Available data:
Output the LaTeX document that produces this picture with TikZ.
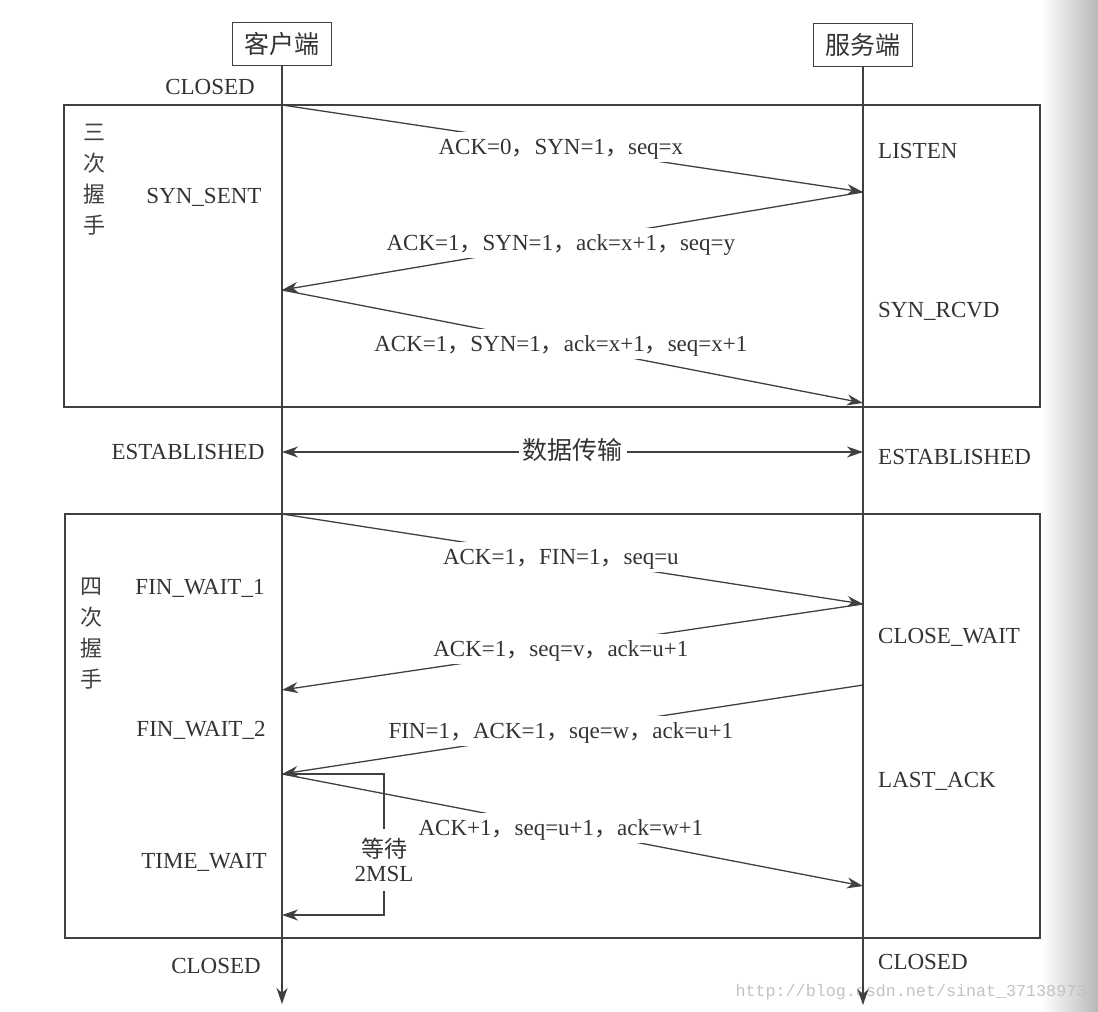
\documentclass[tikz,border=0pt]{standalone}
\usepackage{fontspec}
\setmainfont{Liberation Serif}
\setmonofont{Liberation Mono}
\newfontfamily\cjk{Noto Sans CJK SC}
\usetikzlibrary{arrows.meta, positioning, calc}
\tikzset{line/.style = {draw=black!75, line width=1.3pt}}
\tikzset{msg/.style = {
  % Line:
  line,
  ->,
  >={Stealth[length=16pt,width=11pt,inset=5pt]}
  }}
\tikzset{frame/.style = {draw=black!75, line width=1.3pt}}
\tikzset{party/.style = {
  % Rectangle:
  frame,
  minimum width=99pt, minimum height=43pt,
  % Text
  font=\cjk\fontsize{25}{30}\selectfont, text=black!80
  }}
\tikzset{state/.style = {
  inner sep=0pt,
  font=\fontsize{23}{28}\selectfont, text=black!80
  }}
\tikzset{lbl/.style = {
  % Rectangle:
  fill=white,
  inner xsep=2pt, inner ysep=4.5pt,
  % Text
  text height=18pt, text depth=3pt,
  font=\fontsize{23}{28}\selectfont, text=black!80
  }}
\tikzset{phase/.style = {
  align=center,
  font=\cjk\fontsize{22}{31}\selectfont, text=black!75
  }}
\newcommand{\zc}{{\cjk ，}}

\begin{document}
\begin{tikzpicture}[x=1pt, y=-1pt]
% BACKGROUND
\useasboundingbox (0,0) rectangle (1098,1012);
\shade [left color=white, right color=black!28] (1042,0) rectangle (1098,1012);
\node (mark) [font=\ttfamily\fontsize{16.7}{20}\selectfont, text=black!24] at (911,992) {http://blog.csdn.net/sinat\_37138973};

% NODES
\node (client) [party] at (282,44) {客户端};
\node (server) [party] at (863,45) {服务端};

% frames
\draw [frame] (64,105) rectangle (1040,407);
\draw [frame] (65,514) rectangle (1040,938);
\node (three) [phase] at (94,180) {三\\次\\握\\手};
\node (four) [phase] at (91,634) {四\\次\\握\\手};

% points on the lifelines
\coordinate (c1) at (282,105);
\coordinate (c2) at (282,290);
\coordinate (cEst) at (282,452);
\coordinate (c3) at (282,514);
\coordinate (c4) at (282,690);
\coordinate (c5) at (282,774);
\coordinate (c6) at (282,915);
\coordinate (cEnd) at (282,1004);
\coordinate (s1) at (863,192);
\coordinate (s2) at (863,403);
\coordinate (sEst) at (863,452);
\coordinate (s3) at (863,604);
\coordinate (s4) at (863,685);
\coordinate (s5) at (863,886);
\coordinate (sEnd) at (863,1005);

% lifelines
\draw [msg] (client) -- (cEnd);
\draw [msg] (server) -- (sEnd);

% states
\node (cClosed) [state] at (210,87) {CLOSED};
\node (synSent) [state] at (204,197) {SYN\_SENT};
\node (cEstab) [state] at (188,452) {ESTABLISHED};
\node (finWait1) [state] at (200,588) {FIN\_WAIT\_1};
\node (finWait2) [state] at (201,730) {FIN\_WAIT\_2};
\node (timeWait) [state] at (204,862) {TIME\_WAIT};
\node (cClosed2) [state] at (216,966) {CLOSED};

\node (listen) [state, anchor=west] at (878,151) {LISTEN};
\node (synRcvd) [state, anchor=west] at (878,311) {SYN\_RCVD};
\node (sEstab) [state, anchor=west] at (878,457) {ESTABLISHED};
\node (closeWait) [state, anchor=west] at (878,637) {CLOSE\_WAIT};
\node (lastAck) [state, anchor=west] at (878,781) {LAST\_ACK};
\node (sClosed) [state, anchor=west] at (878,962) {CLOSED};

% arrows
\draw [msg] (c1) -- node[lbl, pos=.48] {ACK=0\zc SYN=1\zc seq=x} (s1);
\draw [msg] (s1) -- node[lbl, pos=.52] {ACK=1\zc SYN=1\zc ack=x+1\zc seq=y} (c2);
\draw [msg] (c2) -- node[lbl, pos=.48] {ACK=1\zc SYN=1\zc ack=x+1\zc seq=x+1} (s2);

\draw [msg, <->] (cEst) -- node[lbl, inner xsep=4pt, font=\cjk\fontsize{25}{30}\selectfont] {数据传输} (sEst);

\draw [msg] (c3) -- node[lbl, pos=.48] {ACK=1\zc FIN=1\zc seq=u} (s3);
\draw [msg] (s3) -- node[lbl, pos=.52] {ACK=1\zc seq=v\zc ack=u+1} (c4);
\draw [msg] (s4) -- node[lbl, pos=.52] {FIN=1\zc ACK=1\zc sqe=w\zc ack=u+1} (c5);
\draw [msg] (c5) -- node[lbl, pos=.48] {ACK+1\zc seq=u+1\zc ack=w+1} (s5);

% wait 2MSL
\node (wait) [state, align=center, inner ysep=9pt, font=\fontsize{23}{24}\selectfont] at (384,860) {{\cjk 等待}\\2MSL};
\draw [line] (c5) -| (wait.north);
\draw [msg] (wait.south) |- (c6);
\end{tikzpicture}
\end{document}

Given task: Exactly as written, return every line of the listing, but not the pictures.

Expected answer:
Output the LaTeX document that produces this picture with TikZ.
\documentclass[tikz,border=0pt]{standalone}
\usepackage{fontspec}
\setmainfont{Liberation Serif}
\setmonofont{Liberation Mono}
\newfontfamily\cjk{Noto Sans CJK SC}
\usetikzlibrary{arrows.meta, positioning, calc}
\tikzset{line/.style = {draw=black!75, line width=1.3pt}}
\tikzset{msg/.style = {
  % Line:
  line,
  ->,
  >={Stealth[length=16pt,width=11pt,inset=5pt]}
  }}
\tikzset{frame/.style = {draw=black!75, line width=1.3pt}}
\tikzset{party/.style = {
  % Rectangle:
  frame,
  minimum width=99pt, minimum height=43pt,
  % Text
  font=\cjk\fontsize{25}{30}\selectfont, text=black!80
  }}
\tikzset{state/.style = {
  inner sep=0pt,
  font=\fontsize{23}{28}\selectfont, text=black!80
  }}
\tikzset{lbl/.style = {
  % Rectangle:
  fill=white,
  inner xsep=2pt, inner ysep=4.5pt,
  % Text
  text height=18pt, text depth=3pt,
  font=\fontsize{23}{28}\selectfont, text=black!80
  }}
\tikzset{phase/.style = {
  align=center,
  font=\cjk\fontsize{22}{31}\selectfont, text=black!75
  }}
\newcommand{\zc}{{\cjk ，}}

\begin{document}
\begin{tikzpicture}[x=1pt, y=-1pt]
% BACKGROUND
\useasboundingbox (0,0) rectangle (1098,1012);
\shade [left color=white, right color=black!28] (1042,0) rectangle (1098,1012);
\node (mark) [font=\ttfamily\fontsize{16.7}{20}\selectfont, text=black!24] at (911,992) {http://blog.csdn.net/sinat\_37138973};

% NODES
\node (client) [party] at (282,44) {客户端};
\node (server) [party] at (863,45) {服务端};

% frames
\draw [frame] (64,105) rectangle (1040,407);
\draw [frame] (65,514) rectangle (1040,938);
\node (three) [phase] at (94,180) {三\\次\\握\\手};
\node (four) [phase] at (91,634) {四\\次\\握\\手};

% points on the lifelines
\coordinate (c1) at (282,105);
\coordinate (c2) at (282,290);
\coordinate (cEst) at (282,452);
\coordinate (c3) at (282,514);
\coordinate (c4) at (282,690);
\coordinate (c5) at (282,774);
\coordinate (c6) at (282,915);
\coordinate (cEnd) at (282,1004);
\coordinate (s1) at (863,192);
\coordinate (s2) at (863,403);
\coordinate (sEst) at (863,452);
\coordinate (s3) at (863,604);
\coordinate (s4) at (863,685);
\coordinate (s5) at (863,886);
\coordinate (sEnd) at (863,1005);

% lifelines
\draw [msg] (client) -- (cEnd);
\draw [msg] (server) -- (sEnd);

% states
\node (cClosed) [state] at (210,87) {CLOSED};
\node (synSent) [state] at (204,197) {SYN\_SENT};
\node (cEstab) [state] at (188,452) {ESTABLISHED};
\node (finWait1) [state] at (200,588) {FIN\_WAIT\_1};
\node (finWait2) [state] at (201,730) {FIN\_WAIT\_2};
\node (timeWait) [state] at (204,862) {TIME\_WAIT};
\node (cClosed2) [state] at (216,966) {CLOSED};

\node (listen) [state, anchor=west] at (878,151) {LISTEN};
\node (synRcvd) [state, anchor=west] at (878,311) {SYN\_RCVD};
\node (sEstab) [state, anchor=west] at (878,457) {ESTABLISHED};
\node (closeWait) [state, anchor=west] at (878,637) {CLOSE\_WAIT};
\node (lastAck) [state, anchor=west] at (878,781) {LAST\_ACK};
\node (sClosed) [state, anchor=west] at (878,962) {CLOSED};

% arrows
\draw [msg] (c1) -- node[lbl, pos=.48] {ACK=0\zc SYN=1\zc seq=x} (s1);
\draw [msg] (s1) -- node[lbl, pos=.52] {ACK=1\zc SYN=1\zc ack=x+1\zc seq=y} (c2);
\draw [msg] (c2) -- node[lbl, pos=.48] {ACK=1\zc SYN=1\zc ack=x+1\zc seq=x+1} (s2);

\draw [msg, <->] (cEst) -- node[lbl, inner xsep=4pt, font=\cjk\fontsize{25}{30}\selectfont] {数据传输} (sEst);

\draw [msg] (c3) -- node[lbl, pos=.48] {ACK=1\zc FIN=1\zc seq=u} (s3);
\draw [msg] (s3) -- node[lbl, pos=.52] {ACK=1\zc seq=v\zc ack=u+1} (c4);
\draw [msg] (s4) -- node[lbl, pos=.52] {FIN=1\zc ACK=1\zc sqe=w\zc ack=u+1} (c5);
\draw [msg] (c5) -- node[lbl, pos=.48] {ACK+1\zc seq=u+1\zc ack=w+1} (s5);

% wait 2MSL
\node (wait) [state, align=center, inner ysep=9pt, font=\fontsize{23}{24}\selectfont] at (384,860) {{\cjk 等待}\\2MSL};
\draw [line] (c5) -| (wait.north);
\draw [msg] (wait.south) |- (c6);
\end{tikzpicture}
\end{document}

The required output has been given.